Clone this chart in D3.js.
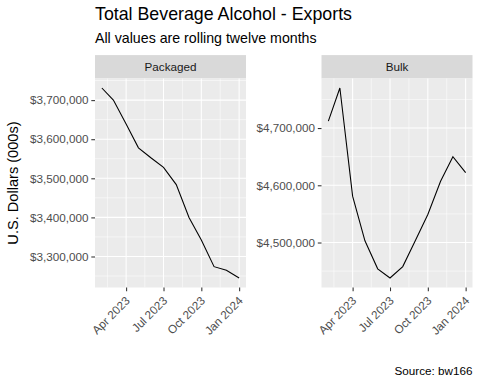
<!DOCTYPE html>
<html>
<head>
<meta charset="utf-8">
<script src="https://cdn.jsdelivr.net/npm/d3@7/dist/d3.min.js"></script>
<style>
  body { margin: 0; background: #fff; }
  svg { display: block; font-family: "Liberation Sans", Arial, sans-serif; }
</style>
</head>
<body>
<script>
var w = 480;
var h = 384;

// monthly rolling-twelve-month totals, in thousands of dollars
var months = ['2023-02-01', '2023-03-01', '2023-04-01', '2023-05-01', '2023-06-01', '2023-07-01',
              '2023-08-01', '2023-09-01', '2023-10-01', '2023-11-01', '2023-12-01', '2024-01-01'];
var packaged = [3731000, 3700000, 3639000, 3578000, 3552000, 3528000,
                3484000, 3400000, 3342000, 3274000, 3265000, 3245000];
var bulk = [4712000, 4770000, 4581000, 4503000, 4454000, 4438000,
            4458000, 4504000, 4549000, 4607000, 4650000, 4622000];
var xTicks = ['2023-04-01', '2023-07-01', '2023-10-01', '2024-01-01'];
var packagedTicks = [3300000, 3400000, 3500000, 3600000, 3700000];
var bulkTicks = [4500000, 4600000, 4700000];

var parse = d3.utcParse('%Y-%m-%d');
var dates = months.map(parse);
var xTickDates = xTicks.map(parse);

var panels = [
  { name: 'Packaged', values: packaged, ticks: packagedTicks, left: 95 },
  { name: 'Bulk', values: bulk, ticks: bulkTicks, left: 321.5 }
];
var pw = 151;
var pTop = 78.5, pBottom = 287.5;
var stripH = 23.4;

var fmt = d3.format('$,.0f');
var tfmt = d3.utcFormat('%b %Y');

var svg = d3.select('body')
  .append('svg')
  .attr('width', w)
  .attr('height', h);

// title, subtitle
svg.append('text')
  .attr('x', 95).attr('y', 19.8)
  .attr('font-size', 17.8).attr('fill', '#000')
  .text('Total Beverage Alcohol - Exports');
svg.append('text')
  .attr('x', 95).attr('y', 42.6)
  .attr('font-size', 14.2).attr('fill', '#000')
  .text('All values are rolling twelve months');

// y axis title
svg.append('text')
  .attr('transform', 'translate(18,' + ((pTop + pBottom) / 2) + ') rotate(-90)')
  .attr('text-anchor', 'middle')
  .attr('font-size', 14.6).attr('fill', '#000')
  .text('U.S. Dollars (000s)');

// caption
svg.append('text')
  .attr('x', 472.5).attr('y', 374.5)
  .attr('text-anchor', 'end')
  .attr('font-size', 11.7).attr('fill', '#000')
  .text('Source: bw166');

function midpoints(arr) {
  var out = [];
  for (var i = 0; i < arr.length - 1; i++) out.push((arr[i] + arr[i + 1]) / 2);
  return out;
}

panels.forEach(function(p) {
  var xExt = d3.extent(dates);
  var xPad = (xExt[1] - xExt[0]) * 0.05;
  var x = d3.scaleUtc()
    .domain([new Date(+xExt[0] - xPad), new Date(+xExt[1] + xPad)])
    .range([p.left, p.left + pw]);

  var yExt = d3.extent(p.values);
  var yPad = (yExt[1] - yExt[0]) * 0.05;
  var y = d3.scaleLinear()
    .domain([yExt[0] - yPad, yExt[1] + yPad])
    .range([pBottom, pTop]);

  var g = svg.append('g');

  // strip
  g.append('rect')
    .attr('x', p.left).attr('y', pTop - stripH)
    .attr('width', pw).attr('height', stripH)
    .attr('fill', '#D9D9D9');
  g.append('text')
    .attr('x', p.left + pw / 2).attr('y', pTop - stripH / 2 + 4.1)
    .attr('text-anchor', 'middle')
    .attr('font-size', 11.7).attr('fill', '#1A1A1A')
    .text(p.name);

  // panel
  g.append('rect')
    .attr('x', p.left).attr('y', pTop)
    .attr('width', pw).attr('height', pBottom - pTop)
    .attr('fill', '#EBEBEB');

  // minor grid
  var step = p.ticks[1] - p.ticks[0];
  var yMinor = midpoints([p.ticks[0] - step].concat(p.ticks, [p.ticks[p.ticks.length - 1] + step]))
    .filter(function(v) { return v >= y.domain()[0] && v <= y.domain()[1]; });
  var xt = xTickDates.map(Number);
  var xStep = xt[1] - xt[0];
  var xMinor = midpoints([xt[0] - xStep].concat(xt, [xt[xt.length - 1] + xStep]))
    .filter(function(v) { return v >= +x.domain()[0] && v <= +x.domain()[1]; });

  g.selectAll('.ymin').data(yMinor).enter().append('line')
    .attr('x1', p.left).attr('x2', p.left + pw)
    .attr('y1', function(d) { return y(d); }).attr('y2', function(d) { return y(d); })
    .attr('stroke', '#fff').attr('stroke-width', 0.53);
  g.selectAll('.xmin').data(xMinor).enter().append('line')
    .attr('y1', pTop).attr('y2', pBottom)
    .attr('x1', function(d) { return x(d); }).attr('x2', function(d) { return x(d); })
    .attr('stroke', '#fff').attr('stroke-width', 0.53);

  // major grid
  g.selectAll('.ymaj').data(p.ticks).enter().append('line')
    .attr('x1', p.left).attr('x2', p.left + pw)
    .attr('y1', function(d) { return y(d); }).attr('y2', function(d) { return y(d); })
    .attr('stroke', '#fff').attr('stroke-width', 1.07);
  g.selectAll('.xmaj').data(xTickDates).enter().append('line')
    .attr('y1', pTop).attr('y2', pBottom)
    .attr('x1', function(d) { return x(d); }).attr('x2', function(d) { return x(d); })
    .attr('stroke', '#fff').attr('stroke-width', 1.07);

  // line
  var line = d3.line()
    .x(function(d, i) { return x(dates[i]); })
    .y(function(d) { return y(d); });
  g.append('path')
    .datum(p.values)
    .attr('d', line)
    .attr('fill', 'none')
    .attr('stroke', '#000')
    .attr('stroke-width', 1.07);

  // y axis
  var ya = g.append('g')
    .attr('transform', 'translate(' + p.left + ',0)')
    .call(d3.axisLeft(y).tickValues(p.ticks).tickFormat(fmt).tickSize(3.7).tickPadding(2.9));
  ya.select('.domain').remove();
  ya.selectAll('line').attr('stroke', '#333333').attr('stroke-width', 1.07);
  ya.selectAll('text').attr('fill', '#4D4D4D').attr('font-size', 11.7)
    .attr('font-family', '"Liberation Sans", Arial, sans-serif');

  // x axis
  var xa = g.append('g')
    .attr('transform', 'translate(0,' + pBottom + ')')
    .call(d3.axisBottom(x).tickValues(xTickDates).tickFormat(tfmt).tickSize(3.7).tickPadding(2.9));
  xa.select('.domain').remove();
  xa.selectAll('line').attr('stroke', '#333333').attr('stroke-width', 1.07);
  xa.selectAll('text')
    .attr('fill', '#4D4D4D').attr('font-size', 11.7)
    .attr('font-family', '"Liberation Sans", Arial, sans-serif')
    .attr('y', 0).attr('dy', 0)
    .attr('text-anchor', 'end')
    .attr('transform', 'translate(4,14) rotate(-45)');
});
</script>
</body>
</html>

· · ·

→ Work to be completed
From the first line of the listing above, repeat every line through the one holding "var h = 384;". Both ends count, and pictures stay out.

→ The reply
Clone this chart in D3.js.
<!DOCTYPE html>
<html>
<head>
<meta charset="utf-8">
<script src="https://cdn.jsdelivr.net/npm/d3@7/dist/d3.min.js"></script>
<style>
  body { margin: 0; background: #fff; }
  svg { display: block; font-family: "Liberation Sans", Arial, sans-serif; }
</style>
</head>
<body>
<script>
var w = 480;
var h = 384;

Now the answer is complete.